## BEGIN Stored data

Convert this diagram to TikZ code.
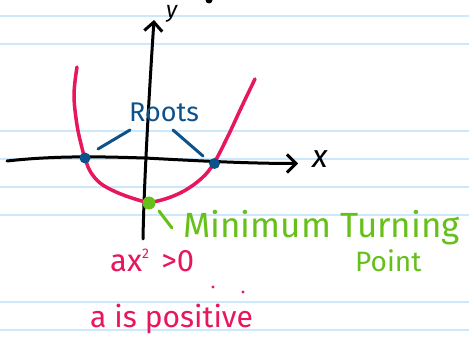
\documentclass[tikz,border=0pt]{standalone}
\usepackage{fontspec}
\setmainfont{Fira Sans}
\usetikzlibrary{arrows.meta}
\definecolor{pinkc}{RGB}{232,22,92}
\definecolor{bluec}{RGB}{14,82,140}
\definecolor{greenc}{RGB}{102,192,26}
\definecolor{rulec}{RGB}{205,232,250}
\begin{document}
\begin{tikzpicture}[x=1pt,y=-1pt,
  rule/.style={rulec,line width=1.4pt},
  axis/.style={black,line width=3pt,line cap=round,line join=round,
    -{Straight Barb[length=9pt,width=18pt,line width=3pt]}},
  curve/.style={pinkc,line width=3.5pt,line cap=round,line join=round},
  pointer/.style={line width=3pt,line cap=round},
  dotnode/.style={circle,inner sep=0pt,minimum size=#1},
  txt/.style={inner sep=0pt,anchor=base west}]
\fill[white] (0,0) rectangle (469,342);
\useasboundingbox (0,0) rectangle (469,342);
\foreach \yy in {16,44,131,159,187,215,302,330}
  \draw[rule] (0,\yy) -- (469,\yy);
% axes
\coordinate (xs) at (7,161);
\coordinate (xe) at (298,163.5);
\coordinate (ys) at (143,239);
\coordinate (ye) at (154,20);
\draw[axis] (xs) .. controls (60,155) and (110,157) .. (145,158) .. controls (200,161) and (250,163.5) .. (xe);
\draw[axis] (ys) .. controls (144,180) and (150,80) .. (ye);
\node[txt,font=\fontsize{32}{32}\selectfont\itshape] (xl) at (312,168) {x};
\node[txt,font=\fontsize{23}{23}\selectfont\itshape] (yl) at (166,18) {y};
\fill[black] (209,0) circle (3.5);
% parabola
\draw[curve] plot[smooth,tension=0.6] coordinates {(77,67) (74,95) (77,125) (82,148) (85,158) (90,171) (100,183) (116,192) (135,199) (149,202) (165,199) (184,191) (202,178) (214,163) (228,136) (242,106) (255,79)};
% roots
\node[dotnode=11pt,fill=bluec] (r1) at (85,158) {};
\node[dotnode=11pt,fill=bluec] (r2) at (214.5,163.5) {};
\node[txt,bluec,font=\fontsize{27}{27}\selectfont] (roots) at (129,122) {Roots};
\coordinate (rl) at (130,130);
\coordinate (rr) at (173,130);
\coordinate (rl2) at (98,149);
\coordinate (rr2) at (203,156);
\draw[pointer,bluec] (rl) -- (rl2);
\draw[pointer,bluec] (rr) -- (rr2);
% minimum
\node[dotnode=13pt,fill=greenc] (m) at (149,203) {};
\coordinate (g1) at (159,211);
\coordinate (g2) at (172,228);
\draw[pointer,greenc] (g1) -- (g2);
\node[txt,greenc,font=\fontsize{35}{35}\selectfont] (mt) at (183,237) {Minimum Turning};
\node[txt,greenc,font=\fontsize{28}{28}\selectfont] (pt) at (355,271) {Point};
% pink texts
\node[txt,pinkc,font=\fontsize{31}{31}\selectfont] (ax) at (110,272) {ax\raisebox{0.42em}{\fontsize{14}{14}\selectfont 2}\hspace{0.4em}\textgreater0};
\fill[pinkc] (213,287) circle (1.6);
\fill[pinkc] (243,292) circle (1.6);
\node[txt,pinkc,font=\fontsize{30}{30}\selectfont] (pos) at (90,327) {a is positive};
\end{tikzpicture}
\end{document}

## END Stored data

To do:
Give the data again exactly as written, with all pictures left out.

Expected output:
Convert this diagram to TikZ code.
\documentclass[tikz,border=0pt]{standalone}
\usepackage{fontspec}
\setmainfont{Fira Sans}
\usetikzlibrary{arrows.meta}
\definecolor{pinkc}{RGB}{232,22,92}
\definecolor{bluec}{RGB}{14,82,140}
\definecolor{greenc}{RGB}{102,192,26}
\definecolor{rulec}{RGB}{205,232,250}
\begin{document}
\begin{tikzpicture}[x=1pt,y=-1pt,
  rule/.style={rulec,line width=1.4pt},
  axis/.style={black,line width=3pt,line cap=round,line join=round,
    -{Straight Barb[length=9pt,width=18pt,line width=3pt]}},
  curve/.style={pinkc,line width=3.5pt,line cap=round,line join=round},
  pointer/.style={line width=3pt,line cap=round},
  dotnode/.style={circle,inner sep=0pt,minimum size=#1},
  txt/.style={inner sep=0pt,anchor=base west}]
\fill[white] (0,0) rectangle (469,342);
\useasboundingbox (0,0) rectangle (469,342);
\foreach \yy in {16,44,131,159,187,215,302,330}
  \draw[rule] (0,\yy) -- (469,\yy);
% axes
\coordinate (xs) at (7,161);
\coordinate (xe) at (298,163.5);
\coordinate (ys) at (143,239);
\coordinate (ye) at (154,20);
\draw[axis] (xs) .. controls (60,155) and (110,157) .. (145,158) .. controls (200,161) and (250,163.5) .. (xe);
\draw[axis] (ys) .. controls (144,180) and (150,80) .. (ye);
\node[txt,font=\fontsize{32}{32}\selectfont\itshape] (xl) at (312,168) {x};
\node[txt,font=\fontsize{23}{23}\selectfont\itshape] (yl) at (166,18) {y};
\fill[black] (209,0) circle (3.5);
% parabola
\draw[curve] plot[smooth,tension=0.6] coordinates {(77,67) (74,95) (77,125) (82,148) (85,158) (90,171) (100,183) (116,192) (135,199) (149,202) (165,199) (184,191) (202,178) (214,163) (228,136) (242,106) (255,79)};
% roots
\node[dotnode=11pt,fill=bluec] (r1) at (85,158) {};
\node[dotnode=11pt,fill=bluec] (r2) at (214.5,163.5) {};
\node[txt,bluec,font=\fontsize{27}{27}\selectfont] (roots) at (129,122) {Roots};
\coordinate (rl) at (130,130);
\coordinate (rr) at (173,130);
\coordinate (rl2) at (98,149);
\coordinate (rr2) at (203,156);
\draw[pointer,bluec] (rl) -- (rl2);
\draw[pointer,bluec] (rr) -- (rr2);
% minimum
\node[dotnode=13pt,fill=greenc] (m) at (149,203) {};
\coordinate (g1) at (159,211);
\coordinate (g2) at (172,228);
\draw[pointer,greenc] (g1) -- (g2);
\node[txt,greenc,font=\fontsize{35}{35}\selectfont] (mt) at (183,237) {Minimum Turning};
\node[txt,greenc,font=\fontsize{28}{28}\selectfont] (pt) at (355,271) {Point};
% pink texts
\node[txt,pinkc,font=\fontsize{31}{31}\selectfont] (ax) at (110,272) {ax\raisebox{0.42em}{\fontsize{14}{14}\selectfont 2}\hspace{0.4em}\textgreater0};
\fill[pinkc] (213,287) circle (1.6);
\fill[pinkc] (243,292) circle (1.6);
\node[txt,pinkc,font=\fontsize{30}{30}\selectfont] (pos) at (90,327) {a is positive};
\end{tikzpicture}
\end{document}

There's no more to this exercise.